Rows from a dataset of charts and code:
'''
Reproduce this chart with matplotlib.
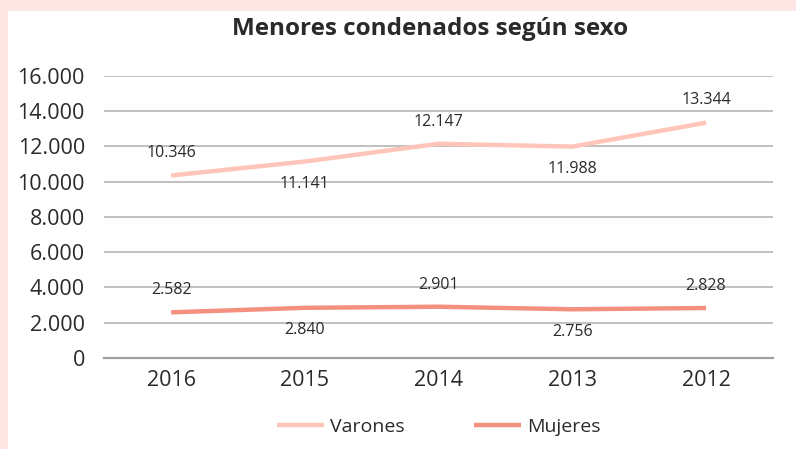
import matplotlib.pyplot as plt
from matplotlib.patches import Rectangle
from matplotlib.ticker import FuncFormatter

years = ["2016", "2015", "2014", "2013", "2012"]
varones = [10346, 11141, 12147, 11988, 13344]
mujeres = [2582, 2840, 2901, 2756, 2828]
label_side = [1, -1, 1, -1, 1]  # data label above (1) or below (-1)

c_var = "#FFC5B9"
c_muj = "#F4907D"
txt = "#2a2a2a"
font = "Open Sans"


def fmt(v):
    return f"{v:,.0f}".replace(",", ".")


fig = plt.figure(figsize=(7.96, 4.49), dpi=100, facecolor="#FDE6E3")
bg = fig.add_axes([0, 0, 1, 1], zorder=0)
bg.axis("off")
bg.add_patch(Rectangle((8 / 796, 0), 1, 1 - 11 / 449, transform=bg.transAxes,
                       facecolor="white", edgecolor="none"))

ax = fig.add_axes([0.131, 0.203, 0.84, 0.628], zorder=2)
ax.set_facecolor("none")
x = range(len(years))

ax.plot(x, varones, color=c_var, lw=3.2, label="Varones", solid_capstyle="butt", zorder=3)
ax.plot(x, mujeres, color=c_muj, lw=3.2, label="Mujeres", solid_capstyle="butt", zorder=3)

for series in (varones, mujeres):
    for i, v in enumerate(series):
        ax.annotate(fmt(v), (i, v), xytext=(0, 16 * label_side[i]), textcoords="offset points",
                    ha="center", va="center", fontsize=11.5, color=txt, family=font)

ax.set_xlim(-0.5, 4.5)
ax.set_ylim(0, 16000)
ax.set_yticks(range(0, 16001, 2000))
ax.yaxis.set_major_formatter(FuncFormatter(lambda v, p: fmt(v)))
ax.set_xticks(list(x))
ax.set_xticklabels(years)
ax.grid(axis="y", color="#b5b5b5", lw=1.2)
ax.set_axisbelow(True)
for s in ["top", "right", "left"]:
    ax.spines[s].set_visible(False)
ax.spines["bottom"].set_color("#a0a0a0")
ax.spines["bottom"].set_linewidth(1.6)
ax.tick_params(length=0, labelsize=15.5, colors=txt, pad=9)
ax.tick_params(axis="y", pad=14)
for lab in ax.get_xticklabels() + ax.get_yticklabels():
    lab.set_family(font)

fig.text(0.54, 0.935, "Menores condenados según sexo", ha="center", va="center",
         fontsize=17.5, fontweight="bold", color=txt, family=font, zorder=3)

leg = ax.legend(loc="upper center", bbox_to_anchor=(0.5, -0.15), ncol=2, frameon=False,
                prop={"family": font, "size": 14}, handlelength=2.4, handletextpad=0.3,
                columnspacing=3.6, labelcolor=txt)

fig.savefig("out.png", dpi=100, facecolor=fig.get_facecolor())
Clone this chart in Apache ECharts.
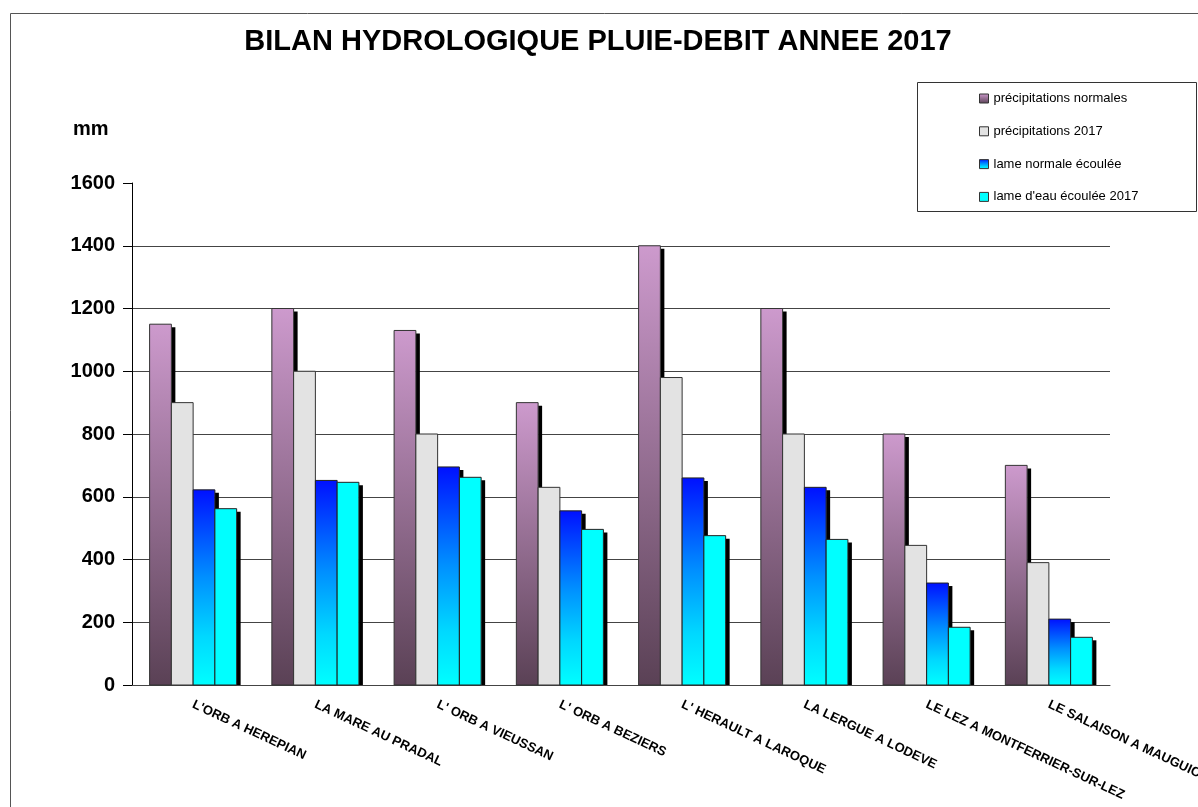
<!DOCTYPE html>
<html>
<head>
<meta charset="utf-8">
<script src="https://cdn.jsdelivr.net/npm/echarts@6/dist/echarts.min.js"></script>
<style>
html,body{margin:0;padding:0;background:#fff;}
#chart{width:1198px;height:807px;}
</style>
</head>
<body>
<div id="chart"></div>
<script>
const categories = ["L'ORB A HEREPIAN", "LA MARE AU PRADAL", "L' ORB A VIEUSSAN", "L' ORB A BEZIERS", "L' HERAULT A LAROQUE", "LA LERGUE A LODEVE", "LE LEZ A MONTFERRIER-SUR-LEZ", "LE SALAISON A MAUGUIO"];
const precipNormales = [1150, 1200, 1130, 900, 1400, 1200, 800, 700];
const precip2017 = [900, 1000, 800, 630, 980, 800, 445, 390];
const lameNormale = [622, 652, 695, 555, 660, 630, 325, 210];
const lame2017 = [562, 646, 662, 496, 476, 464, 184, 152];
const seriesNames = ["précipitations normales", "précipitations 2017", "lame normale écoulée", "lame d'eau écoulée 2017"];
const yTicks = [0, 200, 400, 600, 800, 1000, 1200, 1400, 1600];

const chart = echarts.init(document.getElementById('chart'), null, {renderer: 'canvas'});
const FONT = 'Liberation Sans, Arial, sans-serif';

function makeRender(slot, fill, border, withShadow) {
  return function (params, api) {
    const cat = api.value(0), val = api.value(1);
    const base = api.coord([cat, 0]);
    const top = api.coord([cat, val]);
    const band = api.size([1, 0])[0];
    const bw = band * 0.178;
    const left = base[0] - 2 * bw + slot * bw;
    const children = [];
    if (withShadow) {
      children.push({type: 'rect', shape: {x: left + bw, y: top[1] + 3, width: 4, height: Math.max(0, base[1] - top[1] - 3)}, style: {fill: '#000'}});
    }
    children.push({type: 'rect', shape: {x: left, y: top[1], width: bw, height: base[1] - top[1]}, style: {fill: fill, stroke: border, lineWidth: 1}});
    return {type: 'group', children: children};
  };
}
const purpleGrad = new echarts.graphic.LinearGradient(0, 0, 0, 1, [{offset: 0, color: '#CD9ACD'}, {offset: 1, color: '#5A4155'}]);
const blueGrad = new echarts.graphic.LinearGradient(0, 0, 0, 1, [{offset: 0, color: '#0010FF'}, {offset: 0.45, color: '#0090FF'}, {offset: 0.75, color: '#00D8FF'}, {offset: 1, color: '#00FFFF'}]);
function pairs(arr) { return arr.map((v, i) => [i, v]); }

const option = {
  backgroundColor: '#fff',
  animation: false,
  title: {
    text: 'BILAN HYDROLOGIQUE PLUIE-DEBIT ANNEE 2017',
    left: 593, top: 22, textAlign: 'center',
    textStyle: {fontFamily: FONT, fontWeight: 'bold', fontSize: 29, color: '#000'}
  },
  graphic: [
    {type: 'rect', shape: {x: 10.5, y: 13.5, width: 1400, height: 1000}, style: {fill: 'none', stroke: '#555', lineWidth: 1}, silent: true},
    {type: 'rect', shape: {x: 917.5, y: 82.5, width: 279, height: 129}, style: {fill: '#fff', stroke: '#333', lineWidth: 1}, silent: true, z: -1},
    {type: 'text', left: 73, top: 119, style: {text: 'mm', fontFamily: FONT, fontWeight: 'bold', fontSize: 20, fill: '#000'}}
  ],
  legend: {
    orient: 'vertical', left: 979, top: 92, padding: 0, itemWidth: 9, itemHeight: 9, itemGap: 19.8,
    icon: 'rect',
    data: seriesNames,
    textStyle: {fontFamily: FONT, fontSize: 13, color: '#000'},
    itemStyle: {borderColor: '#333', borderWidth: 1}
  },
  grid: {left: 132, right: 88, top: 183, bottom: 122, containLabel: false, outerBoundsMode: 'none'},
  xAxis: {
    type: 'category', data: categories,
    axisLine: {lineStyle: {color: '#444', width: 1}},
    axisTick: {show: false},
    axisLabel: {interval: 0, rotate: -25, margin: 19, fontFamily: FONT, fontWeight: 'bold', fontSize: 13, color: '#000'}
  },
  yAxis: {
    type: 'value', min: yTicks[0], max: yTicks[yTicks.length - 1], interval: 200,
    axisLine: {show: true, lineStyle: {color: '#000', width: 1}},
    axisTick: {show: true, length: 9, lineStyle: {color: '#000'}},
    axisLabel: {margin: 17, fontFamily: FONT, fontWeight: 'bold', fontSize: 20, color: '#000', formatter: v => String(v)},
    splitLine: {show: true, showMaxLine: false, lineStyle: {color: '#444', width: 1}}
  },
  series: [
    {name: seriesNames[0], type: 'custom', data: pairs(precipNormales), encode: {x: 0, y: 1}, renderItem: makeRender(0, purpleGrad, '#333', true), itemStyle: {color: purpleGrad}},
    {name: seriesNames[1], type: 'custom', data: pairs(precip2017), encode: {x: 0, y: 1}, renderItem: makeRender(1, '#E3E3E3', '#333', false), itemStyle: {color: '#E3E3E3'}},
    {name: seriesNames[2], type: 'custom', data: pairs(lameNormale), encode: {x: 0, y: 1}, renderItem: makeRender(2, blueGrad, '#222', true), itemStyle: {color: blueGrad}},
    {name: seriesNames[3], type: 'custom', data: pairs(lame2017), encode: {x: 0, y: 1}, renderItem: makeRender(3, '#00FFFF', '#222', true), itemStyle: {color: '#00FFFF'}}
  ]
};
chart.setOption(option);
</script>
</body>
</html>
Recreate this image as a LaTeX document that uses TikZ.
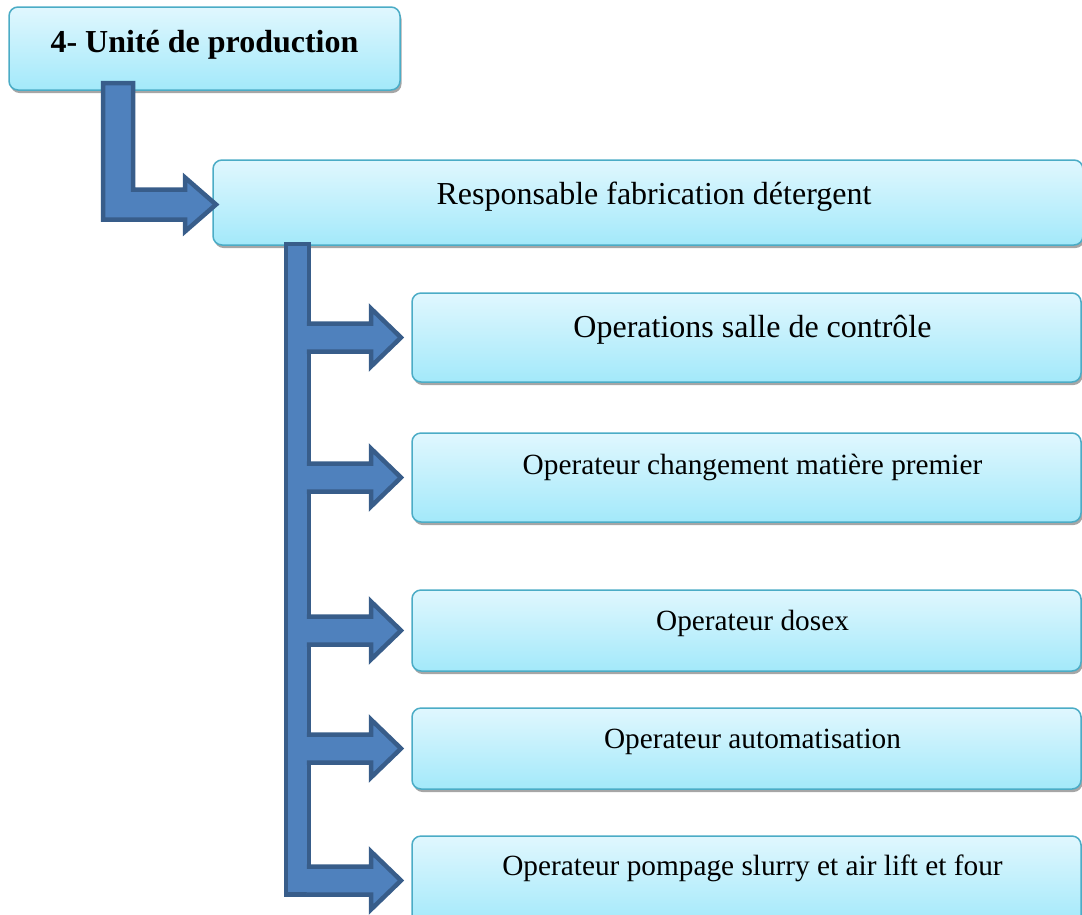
\documentclass[tikz,border=0pt]{standalone}
\usepackage{fontspec}
\setmainfont{Liberation Serif}
\usetikzlibrary{positioning, shadows, calc}

\definecolor{cardline}{HTML}{4BACC6}
\definecolor{cardtop}{HTML}{E0F7FE}
\definecolor{cardbottom}{HTML}{A3E9FA}
\definecolor{blockfill}{HTML}{4F81BD}
\definecolor{blockline}{HTML}{385D8A}

\tikzset{
    card/.style={draw=cardline, line width=1.5pt, rounded corners=9pt,
        top color=cardtop, bottom color=cardbottom,
        drop shadow={shadow xshift=1.5pt, shadow yshift=-3pt, fill=black!35, opacity=1},
        inner sep=0pt, outer sep=0pt, anchor=north west,
        text height=7pt, text depth=7pt},
    headtext/.style={font=\fontsize{32}{36}\selectfont},
    jobtext/.style={font=\fontsize{29.3}{33}\selectfont},
    block/.style={draw=blockline, fill=blockfill, line width=4.5pt, line join=miter},
}

\begin{document}
\begin{tikzpicture}[x=1pt, y=-1pt]
    \useasboundingbox (0,0) rectangle (1082,914);
    \clip (0,0) rectangle (1082,914);

    % boxes
    \node[card, headtext, minimum width=391pt, minimum height=83pt, text depth=0pt] (unite) at (9,7)
        {\bfseries 4- Unité de production};
    \node[card, headtext, minimum width=870pt, minimum height=85pt, text depth=3pt] (resp) at (213,160)
        {\hspace*{12pt}Responsable fabrication détergent};
    \node[card, headtext, minimum width=669pt, minimum height=89pt,
          below right=48pt and 199pt of resp.south west, anchor=north west] (op1)
        {\hspace*{12pt}Operations salle de contrôle};
    \node[card, jobtext, minimum width=669pt, minimum height=89pt, text depth=13pt,
          below=51pt of op1.south west, anchor=north west] (op2)
        {\hspace*{12pt}Operateur changement matière premier};
    \node[card, jobtext, minimum width=669pt, minimum height=81pt,
          below=68pt of op2.south west, anchor=north west] (op3)
        {\hspace*{12pt}Operateur dosex};
    \node[card, jobtext, minimum width=669pt, minimum height=81pt,
          below=37pt of op3.south west, anchor=north west] (op4)
        {\hspace*{12pt}Operateur automatisation};
    \node[card, jobtext, minimum width=669pt, minimum height=89pt, text depth=17pt,
          below=47pt of op4.south west, anchor=north west] (op5)
        {\hspace*{12pt}Operateur pompage slurry et air lift et four};

    % bent arrow unite -> resp
    \coordinate (ltip) at ($(resp.west)+(3,2)$);
    \draw[block] ($(unite.south west)+(94,-7)$) coordinate (ltop) -- ++(30,0)
        |- ($(ltip)+(-31,-15)$) -- ++(0,-12) -- (ltip) -- ($(ltip)+(-31,27)$)
        -- ++(0,-12) -| (ltop) -- cycle;

    % trunk and branches
    \coordinate (barT) at ($(resp.south west)+(73,-1)$);
    \coordinate (barB) at ($(op5.west)+(-103,14)$);
    \draw[block] (barT) rectangle (barB);
    \foreach \n in {op1,op2,op3,op4,op5} {
        \coordinate (tip) at ($(\n.west)+(-11,0)$);
        \coordinate (root) at (tip -| barB);
        \draw[block] ($(root)+(-2.25,-14)$) -- ($(tip)+(-30,-14)$) -- ($(tip)+(-30,-29)$)
            -- (tip) -- ($(tip)+(-30,29)$) -- ($(tip)+(-30,14)$) -- ($(root)+(-2.25,14)$);
    }
\end{tikzpicture}
\end{document}
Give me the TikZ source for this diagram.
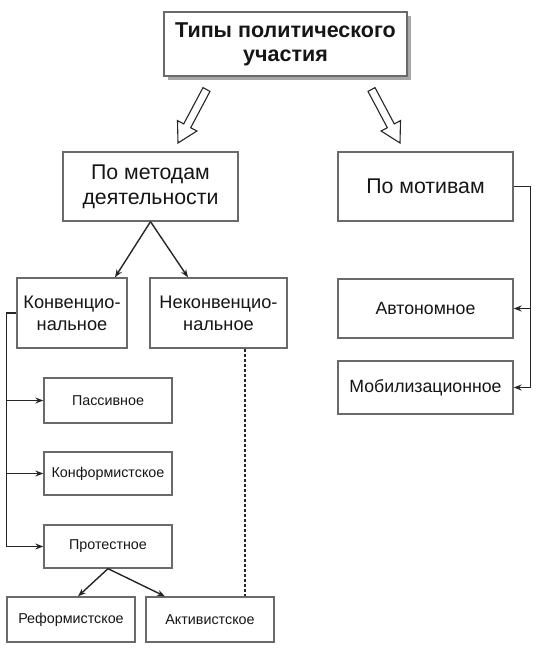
\documentclass[tikz,border=0pt]{standalone}
\usepackage{fontspec}
\setmainfont{Liberation Sans}
\usetikzlibrary{arrows.meta,calc}
\definecolor{boxline}{HTML}{6A6A6A}
\definecolor{conline}{HTML}{262626}
\definecolor{shadowc}{HTML}{A8A8A8}
\definecolor{txt}{HTML}{151515}
\tikzset{
  box/.style={draw=boxline, line width=1.3pt, fill=white, rectangle, inner sep=0pt, align=center, text=txt},
  bigbox/.style={box, font=\fontsize{21.3}{25}\selectfont},
  midbox/.style={box, font=\fontsize{18.2}{22}\selectfont},
  rbox/.style={box, font=\fontsize{17.7}{21}\selectfont},
  smallbox/.style={box, font=\fontsize{14.3}{17}\selectfont},
  con/.style={draw=conline, line width=1.4pt},
  arr/.style={con, -{Stealth[length=8pt,width=6pt]}},
  hollow/.style={draw=conline, line width=1.1pt, fill=white, line join=miter}
}
\begin{document}
\begin{tikzpicture}[x=1pt,y=-1pt]
\useasboundingbox (0,0) rectangle (544,648);
% title with shadow
\fill[shadowc] (168,16) rectangle (411,80);
\node[box, font=\bfseries\fontsize{21.5}{24}\selectfont, minimum width=243pt, minimum height=64pt] (title) at (285.5,44) {Типы политического\\участия};
% hollow arrows
\draw[hollow] (203.0,87.6) -- (210.0,91.4) -- (190.7,127.7) -- (196.9,131.0) -- (178,143) -- (177.5,120.6) -- (183.7,123.9) -- cycle;
\draw[hollow] (375.0,87.6) -- (368.0,91.4) -- (387.3,127.7) -- (381.1,131.0) -- (400,143) -- (400.5,120.6) -- (394.3,123.9) -- cycle;
% level 2
\node[bigbox, minimum width=175pt, minimum height=69pt] (metod) at (150.5,186.5) {По методам\\деятельности};
\node[bigbox, minimum width=175pt, minimum height=69pt] (motiv) at (425.5,186.5) {По мотивам};
% level 3
\node[midbox, minimum width=110pt, minimum height=70pt] (konv) at (72,313) {Конвенцио-\\нальное};
\node[midbox, minimum width=137pt, minimum height=70pt] (nekonv) at (218.5,313) {Неконвенцио-\\нальное};
\node[rbox, minimum width=175pt, minimum height=59pt] (avto) at (425.5,308.5) {Автономное};
\node[rbox, minimum width=175pt, minimum height=53pt] (mobil) at (425.5,387.5) {Мобилизационное};
% left column
\node[smallbox, minimum width=128pt, minimum height=45pt] (pass) at (108,400.5) {Пассивное};
\node[smallbox, minimum width=128pt, minimum height=43pt] (konf) at (108,473.5) {Конформистское};
\node[smallbox, minimum width=128pt, minimum height=43pt] (prot) at (108,546.5) {Протестное};
\node[smallbox, minimum width=128pt, minimum height=45pt] (reform) at (71,619.5) {Реформистское};
\node[smallbox, minimum width=128pt, minimum height=45pt] (aktiv) at (210,619.5) {Активистское};
% connectors
\coordinate (k1) at ($(konv.north)+(43,0)$);
\coordinate (k2) at ($(nekonv.north)+(-30.5,0)$);
\draw[arr] (metod.south) -- (k1);
\draw[arr] (metod.south) -- (k2);
\coordinate (rb) at ($(motiv.east)+(17,0)$);
\draw[con] (motiv.east) -- (rb);
\draw[arr] (rb) |- (mobil.east);
\draw[arr] (avto.east -| rb) -- (avto.east);
\coordinate (lb) at ($(konv.west)+(-10,0)$);
\draw[con] (konv.west) -- (lb);
\draw[arr] (lb) |- (prot.west);
\draw[arr] (pass.west -| lb) -- (pass.west);
\draw[arr] (konf.west -| lb) -- (konf.west);
\coordinate (r1) at ($(reform.north)+(7,0)$);
\coordinate (a1) at ($(aktiv.north)+(-45,0)$);
\draw[arr] (prot.south) -- (r1);
\draw[arr] (prot.south) -- (a1);
\draw[draw=conline, line width=1.1pt, dash pattern=on 3pt off 2pt] ($(nekonv.south)+(26.5,0)$) -- ($(aktiv.north)+(35,0)$);
\end{tikzpicture}
\end{document}
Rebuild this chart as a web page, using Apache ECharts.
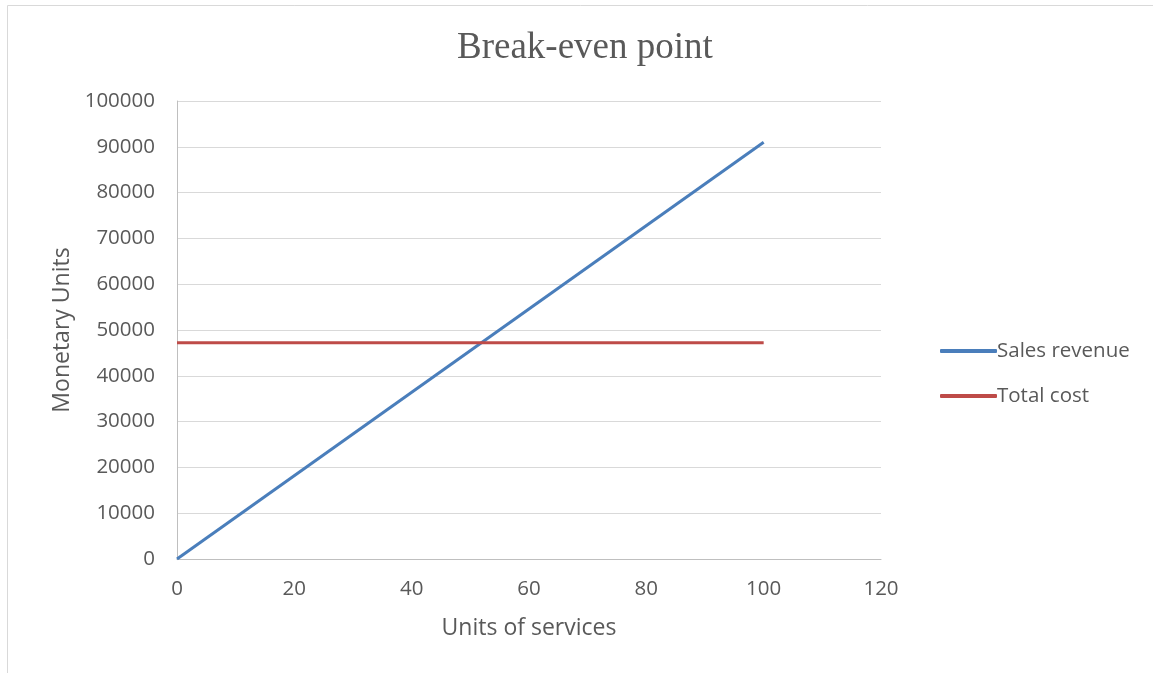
'''
WHAT NEEDS TO BE DONE: Exactly as written, please give again the lines from the beginning of the listing through the line containing "color=txt, family=font, zorder=3)", inclusive, without any pictures.

RESPONSE TO THE EXERCISE:
Reproduce this chart with matplotlib.
import matplotlib.pyplot as plt
from matplotlib.patches import Rectangle
from matplotlib.ticker import FuncFormatter

years = ["2016", "2015", "2014", "2013", "2012"]
varones = [10346, 11141, 12147, 11988, 13344]
mujeres = [2582, 2840, 2901, 2756, 2828]
label_side = [1, -1, 1, -1, 1]  # data label above (1) or below (-1)

c_var = "#FFC5B9"
c_muj = "#F4907D"
txt = "#2a2a2a"
font = "Open Sans"


def fmt(v):
    return f"{v:,.0f}".replace(",", ".")


fig = plt.figure(figsize=(7.96, 4.49), dpi=100, facecolor="#FDE6E3")
bg = fig.add_axes([0, 0, 1, 1], zorder=0)
bg.axis("off")
bg.add_patch(Rectangle((8 / 796, 0), 1, 1 - 11 / 449, transform=bg.transAxes,
                       facecolor="white", edgecolor="none"))

ax = fig.add_axes([0.131, 0.203, 0.84, 0.628], zorder=2)
ax.set_facecolor("none")
x = range(len(years))

ax.plot(x, varones, color=c_var, lw=3.2, label="Varones", solid_capstyle="butt", zorder=3)
ax.plot(x, mujeres, color=c_muj, lw=3.2, label="Mujeres", solid_capstyle="butt", zorder=3)

for series in (varones, mujeres):
    for i, v in enumerate(series):
        ax.annotate(fmt(v), (i, v), xytext=(0, 16 * label_side[i]), textcoords="offset points",
                    ha="center", va="center", fontsize=11.5, color=txt, family=font)

ax.set_xlim(-0.5, 4.5)
ax.set_ylim(0, 16000)
ax.set_yticks(range(0, 16001, 2000))
ax.yaxis.set_major_formatter(FuncFormatter(lambda v, p: fmt(v)))
ax.set_xticks(list(x))
ax.set_xticklabels(years)
ax.grid(axis="y", color="#b5b5b5", lw=1.2)
ax.set_axisbelow(True)
for s in ["top", "right", "left"]:
    ax.spines[s].set_visible(False)
ax.spines["bottom"].set_color("#a0a0a0")
ax.spines["bottom"].set_linewidth(1.6)
ax.tick_params(length=0, labelsize=15.5, colors=txt, pad=9)
ax.tick_params(axis="y", pad=14)
for lab in ax.get_xticklabels() + ax.get_yticklabels():
    lab.set_family(font)

fig.text(0.54, 0.935, "Menores condenados según sexo", ha="center", va="center",
         fontsize=17.5, fontweight="bold", color=txt, family=font, zorder=3)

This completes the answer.